Dataset entries:
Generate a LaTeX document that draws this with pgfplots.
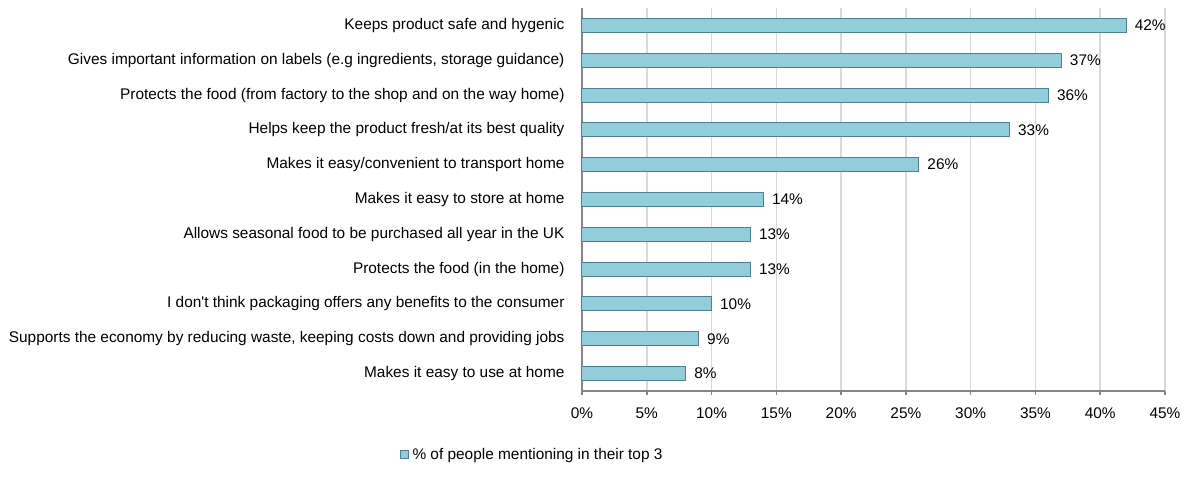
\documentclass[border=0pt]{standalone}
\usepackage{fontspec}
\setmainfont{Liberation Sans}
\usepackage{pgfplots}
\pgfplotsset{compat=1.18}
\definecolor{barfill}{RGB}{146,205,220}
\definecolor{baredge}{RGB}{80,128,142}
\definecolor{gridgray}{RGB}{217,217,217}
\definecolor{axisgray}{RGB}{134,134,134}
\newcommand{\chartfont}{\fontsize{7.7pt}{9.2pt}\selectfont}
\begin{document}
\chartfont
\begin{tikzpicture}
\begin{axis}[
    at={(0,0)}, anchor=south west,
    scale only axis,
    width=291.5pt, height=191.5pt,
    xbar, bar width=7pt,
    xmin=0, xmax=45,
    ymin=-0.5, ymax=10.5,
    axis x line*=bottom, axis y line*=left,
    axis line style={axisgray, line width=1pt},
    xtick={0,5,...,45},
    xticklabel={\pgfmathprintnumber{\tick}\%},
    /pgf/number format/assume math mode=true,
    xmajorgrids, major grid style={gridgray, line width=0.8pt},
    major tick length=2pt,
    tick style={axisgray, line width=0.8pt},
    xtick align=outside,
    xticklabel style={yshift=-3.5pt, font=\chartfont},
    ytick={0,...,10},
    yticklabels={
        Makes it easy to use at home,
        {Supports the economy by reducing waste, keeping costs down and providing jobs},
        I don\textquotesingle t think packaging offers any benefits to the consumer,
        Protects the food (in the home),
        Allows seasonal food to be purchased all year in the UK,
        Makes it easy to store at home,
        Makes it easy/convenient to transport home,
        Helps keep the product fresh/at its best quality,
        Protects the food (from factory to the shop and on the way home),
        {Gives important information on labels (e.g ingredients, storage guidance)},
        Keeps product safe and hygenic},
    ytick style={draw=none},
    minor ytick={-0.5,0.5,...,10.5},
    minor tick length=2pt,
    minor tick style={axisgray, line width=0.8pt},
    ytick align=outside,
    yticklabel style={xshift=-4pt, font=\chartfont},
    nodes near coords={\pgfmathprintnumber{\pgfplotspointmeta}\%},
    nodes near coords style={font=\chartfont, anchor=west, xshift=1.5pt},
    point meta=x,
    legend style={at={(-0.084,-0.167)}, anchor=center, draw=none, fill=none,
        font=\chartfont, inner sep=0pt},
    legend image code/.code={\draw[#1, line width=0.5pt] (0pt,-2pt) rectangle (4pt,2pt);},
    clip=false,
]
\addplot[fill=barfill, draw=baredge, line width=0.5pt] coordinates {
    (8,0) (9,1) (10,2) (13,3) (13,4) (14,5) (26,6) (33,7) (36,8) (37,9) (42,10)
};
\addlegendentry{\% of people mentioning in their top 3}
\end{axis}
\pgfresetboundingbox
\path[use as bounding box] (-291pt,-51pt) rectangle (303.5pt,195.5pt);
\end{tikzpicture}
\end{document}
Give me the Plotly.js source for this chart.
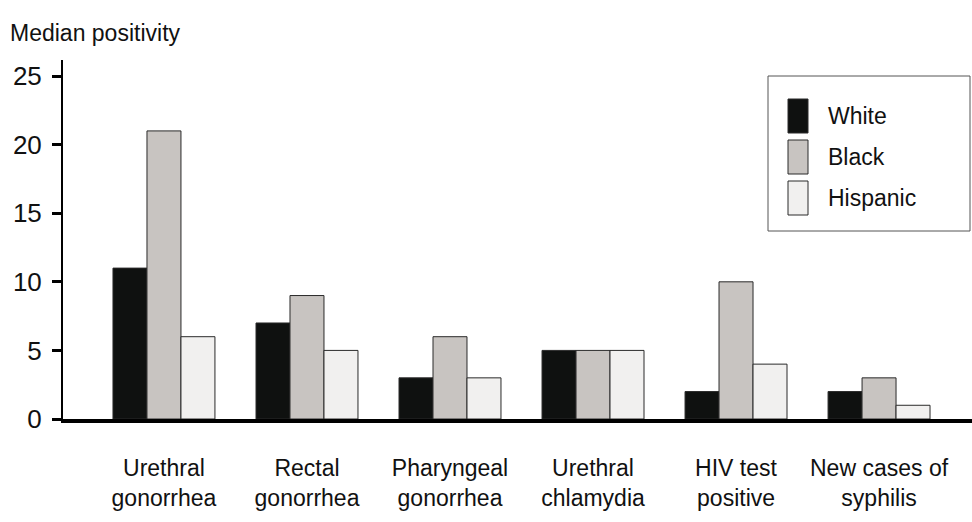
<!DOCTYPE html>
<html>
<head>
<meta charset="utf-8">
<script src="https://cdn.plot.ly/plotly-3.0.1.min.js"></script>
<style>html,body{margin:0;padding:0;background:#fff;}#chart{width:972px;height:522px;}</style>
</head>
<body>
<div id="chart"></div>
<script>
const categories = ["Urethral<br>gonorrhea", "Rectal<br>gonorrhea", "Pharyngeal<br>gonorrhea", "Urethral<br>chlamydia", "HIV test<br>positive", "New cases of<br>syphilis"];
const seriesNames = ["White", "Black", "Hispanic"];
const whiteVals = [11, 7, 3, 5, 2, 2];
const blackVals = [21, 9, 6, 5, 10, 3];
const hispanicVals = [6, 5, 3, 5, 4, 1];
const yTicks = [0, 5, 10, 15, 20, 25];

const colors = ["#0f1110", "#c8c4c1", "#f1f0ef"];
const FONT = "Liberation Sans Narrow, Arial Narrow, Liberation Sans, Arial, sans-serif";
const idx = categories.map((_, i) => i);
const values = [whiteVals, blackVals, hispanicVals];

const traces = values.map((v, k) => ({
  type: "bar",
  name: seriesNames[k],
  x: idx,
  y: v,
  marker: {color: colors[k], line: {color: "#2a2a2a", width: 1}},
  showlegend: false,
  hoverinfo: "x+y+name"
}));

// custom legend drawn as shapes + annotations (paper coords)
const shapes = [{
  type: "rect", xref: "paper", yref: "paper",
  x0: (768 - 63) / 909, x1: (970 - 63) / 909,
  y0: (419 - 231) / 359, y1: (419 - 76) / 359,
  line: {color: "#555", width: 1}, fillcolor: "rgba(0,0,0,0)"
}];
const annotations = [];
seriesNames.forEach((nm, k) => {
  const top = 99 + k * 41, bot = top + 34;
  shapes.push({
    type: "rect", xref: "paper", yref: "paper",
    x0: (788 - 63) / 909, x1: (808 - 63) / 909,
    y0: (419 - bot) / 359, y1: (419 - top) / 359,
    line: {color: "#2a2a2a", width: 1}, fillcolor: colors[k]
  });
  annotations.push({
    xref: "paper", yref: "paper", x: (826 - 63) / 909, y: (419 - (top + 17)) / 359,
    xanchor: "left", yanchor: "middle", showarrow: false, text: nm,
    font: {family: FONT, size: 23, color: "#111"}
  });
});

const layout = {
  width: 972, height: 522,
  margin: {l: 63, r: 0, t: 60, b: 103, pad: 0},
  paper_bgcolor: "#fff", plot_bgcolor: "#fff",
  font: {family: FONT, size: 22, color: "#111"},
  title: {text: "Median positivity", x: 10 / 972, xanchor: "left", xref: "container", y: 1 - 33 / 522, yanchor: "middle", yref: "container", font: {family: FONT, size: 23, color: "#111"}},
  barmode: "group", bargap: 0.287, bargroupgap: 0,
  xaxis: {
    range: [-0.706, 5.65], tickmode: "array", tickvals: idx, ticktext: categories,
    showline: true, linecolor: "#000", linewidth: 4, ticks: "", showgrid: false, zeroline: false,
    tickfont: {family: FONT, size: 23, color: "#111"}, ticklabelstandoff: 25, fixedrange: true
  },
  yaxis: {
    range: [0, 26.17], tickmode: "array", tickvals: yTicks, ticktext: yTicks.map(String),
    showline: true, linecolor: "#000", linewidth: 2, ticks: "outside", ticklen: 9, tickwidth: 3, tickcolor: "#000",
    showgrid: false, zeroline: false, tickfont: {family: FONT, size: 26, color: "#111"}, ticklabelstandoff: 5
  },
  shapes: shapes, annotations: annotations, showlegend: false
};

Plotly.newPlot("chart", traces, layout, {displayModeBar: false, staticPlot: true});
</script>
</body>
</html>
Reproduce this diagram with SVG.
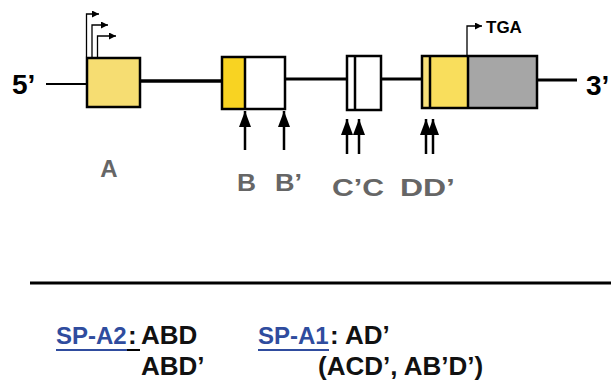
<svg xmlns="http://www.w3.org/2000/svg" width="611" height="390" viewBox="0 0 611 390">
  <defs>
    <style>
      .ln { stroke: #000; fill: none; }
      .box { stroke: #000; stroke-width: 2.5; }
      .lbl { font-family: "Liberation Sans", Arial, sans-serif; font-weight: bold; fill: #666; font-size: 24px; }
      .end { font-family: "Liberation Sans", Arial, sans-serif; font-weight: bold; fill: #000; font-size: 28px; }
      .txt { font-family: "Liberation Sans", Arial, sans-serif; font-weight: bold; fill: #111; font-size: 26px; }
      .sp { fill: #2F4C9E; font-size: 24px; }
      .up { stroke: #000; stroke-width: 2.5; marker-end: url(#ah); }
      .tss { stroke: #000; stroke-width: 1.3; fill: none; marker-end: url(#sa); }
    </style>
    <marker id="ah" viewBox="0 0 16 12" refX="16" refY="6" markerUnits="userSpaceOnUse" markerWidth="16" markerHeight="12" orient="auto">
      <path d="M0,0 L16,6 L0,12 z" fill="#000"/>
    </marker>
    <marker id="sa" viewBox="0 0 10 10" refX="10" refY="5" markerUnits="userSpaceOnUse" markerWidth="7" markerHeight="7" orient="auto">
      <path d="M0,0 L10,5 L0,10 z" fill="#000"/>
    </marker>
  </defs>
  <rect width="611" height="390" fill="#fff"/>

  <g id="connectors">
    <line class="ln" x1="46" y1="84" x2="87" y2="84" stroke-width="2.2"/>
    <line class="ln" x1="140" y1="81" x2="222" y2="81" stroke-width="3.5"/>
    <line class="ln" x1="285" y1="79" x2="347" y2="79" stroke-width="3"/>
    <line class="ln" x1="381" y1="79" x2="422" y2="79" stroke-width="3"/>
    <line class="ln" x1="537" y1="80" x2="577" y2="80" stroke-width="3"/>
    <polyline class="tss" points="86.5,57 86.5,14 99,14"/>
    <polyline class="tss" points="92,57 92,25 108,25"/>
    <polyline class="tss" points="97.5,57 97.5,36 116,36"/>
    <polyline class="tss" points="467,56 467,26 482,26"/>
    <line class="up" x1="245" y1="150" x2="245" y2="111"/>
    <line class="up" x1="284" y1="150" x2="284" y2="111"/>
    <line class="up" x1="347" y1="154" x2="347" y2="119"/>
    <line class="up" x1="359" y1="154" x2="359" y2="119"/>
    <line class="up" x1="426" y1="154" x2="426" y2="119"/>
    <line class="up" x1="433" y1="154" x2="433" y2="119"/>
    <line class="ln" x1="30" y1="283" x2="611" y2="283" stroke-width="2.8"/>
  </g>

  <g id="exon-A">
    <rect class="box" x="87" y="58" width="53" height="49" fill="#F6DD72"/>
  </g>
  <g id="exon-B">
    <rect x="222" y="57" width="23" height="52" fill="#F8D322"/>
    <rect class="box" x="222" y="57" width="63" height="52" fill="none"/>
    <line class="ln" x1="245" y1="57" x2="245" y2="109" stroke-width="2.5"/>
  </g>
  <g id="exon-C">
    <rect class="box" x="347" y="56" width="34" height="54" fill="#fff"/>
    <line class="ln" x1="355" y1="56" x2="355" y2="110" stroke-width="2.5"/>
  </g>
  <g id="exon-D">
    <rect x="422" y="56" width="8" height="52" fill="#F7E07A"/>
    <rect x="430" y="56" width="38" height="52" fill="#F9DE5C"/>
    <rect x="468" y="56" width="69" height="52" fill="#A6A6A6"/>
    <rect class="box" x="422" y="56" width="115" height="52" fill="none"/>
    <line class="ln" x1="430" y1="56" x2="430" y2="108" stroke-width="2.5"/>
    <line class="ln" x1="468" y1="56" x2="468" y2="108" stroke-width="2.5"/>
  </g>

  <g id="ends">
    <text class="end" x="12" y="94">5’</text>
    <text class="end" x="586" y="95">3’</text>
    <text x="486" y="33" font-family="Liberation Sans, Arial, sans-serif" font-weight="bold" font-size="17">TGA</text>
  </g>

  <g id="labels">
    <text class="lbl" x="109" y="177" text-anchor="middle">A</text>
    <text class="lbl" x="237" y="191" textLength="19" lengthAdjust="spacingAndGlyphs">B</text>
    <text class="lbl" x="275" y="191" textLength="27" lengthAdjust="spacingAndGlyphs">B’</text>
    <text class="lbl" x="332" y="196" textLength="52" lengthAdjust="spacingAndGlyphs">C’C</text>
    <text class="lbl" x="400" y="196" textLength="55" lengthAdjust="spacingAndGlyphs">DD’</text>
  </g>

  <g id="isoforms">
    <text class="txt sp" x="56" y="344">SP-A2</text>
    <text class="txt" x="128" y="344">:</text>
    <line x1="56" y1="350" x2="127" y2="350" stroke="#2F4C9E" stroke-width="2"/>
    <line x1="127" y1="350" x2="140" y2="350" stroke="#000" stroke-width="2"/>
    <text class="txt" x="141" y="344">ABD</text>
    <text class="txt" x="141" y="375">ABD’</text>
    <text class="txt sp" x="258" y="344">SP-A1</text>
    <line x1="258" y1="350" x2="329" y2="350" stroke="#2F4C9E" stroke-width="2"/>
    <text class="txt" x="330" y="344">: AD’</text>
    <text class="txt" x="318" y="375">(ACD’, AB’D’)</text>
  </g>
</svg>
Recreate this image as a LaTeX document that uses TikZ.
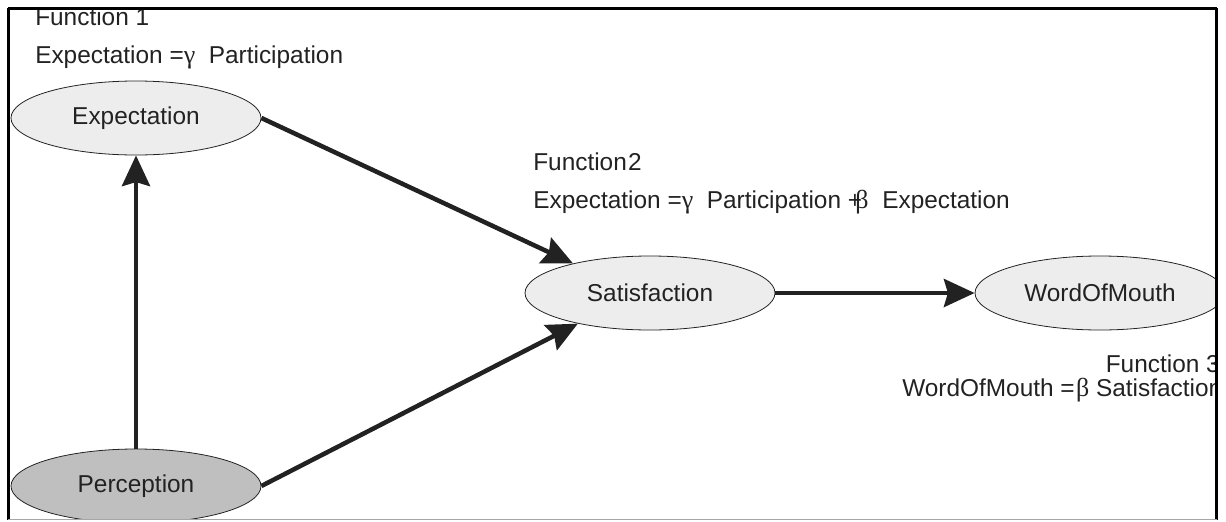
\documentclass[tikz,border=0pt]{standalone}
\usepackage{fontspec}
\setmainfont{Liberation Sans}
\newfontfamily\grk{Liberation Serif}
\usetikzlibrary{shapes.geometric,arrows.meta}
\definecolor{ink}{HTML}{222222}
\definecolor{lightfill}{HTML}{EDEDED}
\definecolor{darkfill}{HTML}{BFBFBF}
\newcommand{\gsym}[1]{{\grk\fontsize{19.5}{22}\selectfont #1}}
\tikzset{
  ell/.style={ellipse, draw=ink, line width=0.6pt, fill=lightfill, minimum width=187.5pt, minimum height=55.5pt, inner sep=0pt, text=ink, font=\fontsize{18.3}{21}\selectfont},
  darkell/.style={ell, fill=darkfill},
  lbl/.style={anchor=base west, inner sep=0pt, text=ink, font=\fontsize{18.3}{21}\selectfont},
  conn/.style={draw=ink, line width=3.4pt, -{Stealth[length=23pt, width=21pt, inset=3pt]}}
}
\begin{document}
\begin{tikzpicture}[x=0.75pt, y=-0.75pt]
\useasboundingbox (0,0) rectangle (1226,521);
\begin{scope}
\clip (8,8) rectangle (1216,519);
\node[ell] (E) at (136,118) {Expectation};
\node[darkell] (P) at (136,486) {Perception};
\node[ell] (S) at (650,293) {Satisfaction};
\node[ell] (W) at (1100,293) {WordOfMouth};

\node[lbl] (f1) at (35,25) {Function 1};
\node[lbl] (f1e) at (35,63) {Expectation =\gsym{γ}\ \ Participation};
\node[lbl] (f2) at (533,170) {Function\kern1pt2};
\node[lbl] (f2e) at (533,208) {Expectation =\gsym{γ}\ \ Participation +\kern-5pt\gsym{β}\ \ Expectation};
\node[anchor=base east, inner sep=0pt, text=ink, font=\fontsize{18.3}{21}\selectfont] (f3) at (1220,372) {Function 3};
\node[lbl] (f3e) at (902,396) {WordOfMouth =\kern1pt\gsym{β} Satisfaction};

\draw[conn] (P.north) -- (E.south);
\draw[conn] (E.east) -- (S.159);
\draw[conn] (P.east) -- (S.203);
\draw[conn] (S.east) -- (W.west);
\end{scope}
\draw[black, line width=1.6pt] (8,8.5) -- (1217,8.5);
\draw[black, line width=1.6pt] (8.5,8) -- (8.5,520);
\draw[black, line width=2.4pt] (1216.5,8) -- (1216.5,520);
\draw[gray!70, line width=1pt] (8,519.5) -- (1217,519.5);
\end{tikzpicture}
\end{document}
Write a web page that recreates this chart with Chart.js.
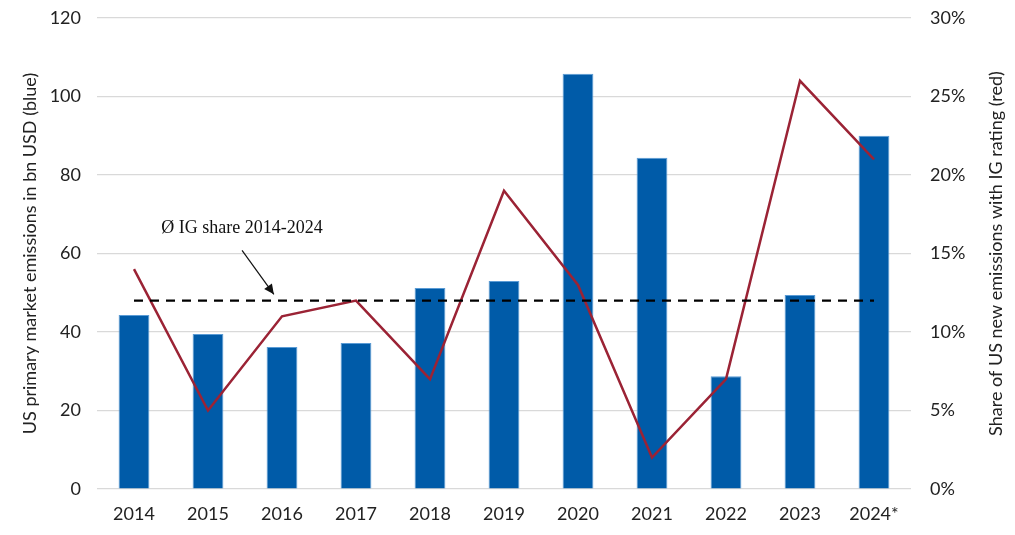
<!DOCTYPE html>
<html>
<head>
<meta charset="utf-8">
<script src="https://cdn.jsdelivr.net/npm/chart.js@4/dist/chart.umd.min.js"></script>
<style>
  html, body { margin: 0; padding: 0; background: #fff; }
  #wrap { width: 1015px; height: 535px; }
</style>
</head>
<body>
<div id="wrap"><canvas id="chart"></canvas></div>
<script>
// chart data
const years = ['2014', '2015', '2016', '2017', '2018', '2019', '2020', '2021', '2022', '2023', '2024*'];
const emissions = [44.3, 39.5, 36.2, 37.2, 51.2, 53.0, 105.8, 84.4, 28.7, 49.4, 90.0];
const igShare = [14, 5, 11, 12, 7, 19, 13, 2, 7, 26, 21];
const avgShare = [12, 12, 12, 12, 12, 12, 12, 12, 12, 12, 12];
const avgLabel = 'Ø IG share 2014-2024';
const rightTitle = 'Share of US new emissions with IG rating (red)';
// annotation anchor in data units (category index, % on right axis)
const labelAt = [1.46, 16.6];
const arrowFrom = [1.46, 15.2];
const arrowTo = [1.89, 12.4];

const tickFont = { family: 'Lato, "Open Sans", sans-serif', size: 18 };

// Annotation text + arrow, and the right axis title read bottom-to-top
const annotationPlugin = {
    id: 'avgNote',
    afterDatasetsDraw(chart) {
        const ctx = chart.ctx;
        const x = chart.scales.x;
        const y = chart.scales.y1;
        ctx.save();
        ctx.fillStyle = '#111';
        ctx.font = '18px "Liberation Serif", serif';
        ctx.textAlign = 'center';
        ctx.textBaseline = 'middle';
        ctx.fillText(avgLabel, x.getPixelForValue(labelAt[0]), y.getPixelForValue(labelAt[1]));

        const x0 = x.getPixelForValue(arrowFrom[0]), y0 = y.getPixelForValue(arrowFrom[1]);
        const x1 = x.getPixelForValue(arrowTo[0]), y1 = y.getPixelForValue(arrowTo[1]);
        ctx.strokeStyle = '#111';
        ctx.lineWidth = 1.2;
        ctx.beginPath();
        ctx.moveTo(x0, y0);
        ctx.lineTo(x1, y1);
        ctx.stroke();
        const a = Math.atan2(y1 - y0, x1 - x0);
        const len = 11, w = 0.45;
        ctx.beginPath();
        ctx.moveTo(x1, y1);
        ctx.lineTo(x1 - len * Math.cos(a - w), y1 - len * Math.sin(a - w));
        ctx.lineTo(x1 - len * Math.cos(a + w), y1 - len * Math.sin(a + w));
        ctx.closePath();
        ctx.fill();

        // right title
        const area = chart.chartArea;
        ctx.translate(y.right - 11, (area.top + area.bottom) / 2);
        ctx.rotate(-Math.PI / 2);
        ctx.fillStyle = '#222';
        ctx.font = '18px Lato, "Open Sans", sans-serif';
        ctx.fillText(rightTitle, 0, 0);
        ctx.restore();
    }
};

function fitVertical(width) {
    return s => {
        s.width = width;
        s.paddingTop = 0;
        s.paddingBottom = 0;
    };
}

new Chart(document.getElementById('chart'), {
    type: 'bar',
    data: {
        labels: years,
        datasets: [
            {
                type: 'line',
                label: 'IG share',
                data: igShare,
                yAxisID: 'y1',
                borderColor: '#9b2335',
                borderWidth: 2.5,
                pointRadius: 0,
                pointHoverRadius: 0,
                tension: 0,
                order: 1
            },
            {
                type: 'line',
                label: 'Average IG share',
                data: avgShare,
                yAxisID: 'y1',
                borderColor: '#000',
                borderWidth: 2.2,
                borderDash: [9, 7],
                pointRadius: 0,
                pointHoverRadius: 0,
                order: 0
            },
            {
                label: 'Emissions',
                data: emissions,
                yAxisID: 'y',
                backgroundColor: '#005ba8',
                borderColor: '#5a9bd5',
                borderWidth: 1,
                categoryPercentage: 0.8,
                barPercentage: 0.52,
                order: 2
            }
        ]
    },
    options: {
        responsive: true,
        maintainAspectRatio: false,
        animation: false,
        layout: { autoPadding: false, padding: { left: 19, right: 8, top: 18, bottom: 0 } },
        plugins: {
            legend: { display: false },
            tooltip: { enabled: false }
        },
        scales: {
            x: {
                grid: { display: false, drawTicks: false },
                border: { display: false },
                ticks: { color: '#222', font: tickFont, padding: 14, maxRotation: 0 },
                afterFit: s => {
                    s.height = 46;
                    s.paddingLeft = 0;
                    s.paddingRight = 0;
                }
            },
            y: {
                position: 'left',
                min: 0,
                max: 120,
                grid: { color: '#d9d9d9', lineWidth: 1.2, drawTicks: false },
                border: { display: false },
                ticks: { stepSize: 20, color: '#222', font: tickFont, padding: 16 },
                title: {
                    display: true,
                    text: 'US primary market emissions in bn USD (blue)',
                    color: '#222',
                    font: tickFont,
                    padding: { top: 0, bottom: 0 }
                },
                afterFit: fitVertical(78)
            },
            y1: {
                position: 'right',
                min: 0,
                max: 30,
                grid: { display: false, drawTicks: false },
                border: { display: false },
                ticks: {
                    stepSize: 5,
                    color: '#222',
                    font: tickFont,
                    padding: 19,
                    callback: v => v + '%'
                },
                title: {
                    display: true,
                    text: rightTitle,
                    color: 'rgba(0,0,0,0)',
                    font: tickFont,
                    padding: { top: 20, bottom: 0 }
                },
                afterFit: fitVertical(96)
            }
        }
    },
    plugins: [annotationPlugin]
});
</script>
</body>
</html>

> Task requirements:
In the listing above, find the line containing "Write a web" and the line containing "sans-serif', size: 18", then output those two lines and everything between them exactly as written, without the images.

> The response:
Write a web page that recreates this chart with Chart.js.
<!DOCTYPE html>
<html>
<head>
<meta charset="utf-8">
<script src="https://cdn.jsdelivr.net/npm/chart.js@4/dist/chart.umd.min.js"></script>
<style>
  html, body { margin: 0; padding: 0; background: #fff; }
  #wrap { width: 1015px; height: 535px; }
</style>
</head>
<body>
<div id="wrap"><canvas id="chart"></canvas></div>
<script>
// chart data
const years = ['2014', '2015', '2016', '2017', '2018', '2019', '2020', '2021', '2022', '2023', '2024*'];
const emissions = [44.3, 39.5, 36.2, 37.2, 51.2, 53.0, 105.8, 84.4, 28.7, 49.4, 90.0];
const igShare = [14, 5, 11, 12, 7, 19, 13, 2, 7, 26, 21];
const avgShare = [12, 12, 12, 12, 12, 12, 12, 12, 12, 12, 12];
const avgLabel = 'Ø IG share 2014-2024';
const rightTitle = 'Share of US new emissions with IG rating (red)';
// annotation anchor in data units (category index, % on right axis)
const labelAt = [1.46, 16.6];
const arrowFrom = [1.46, 15.2];
const arrowTo = [1.89, 12.4];

const tickFont = { family: 'Lato, "Open Sans", sans-serif', size: 18 };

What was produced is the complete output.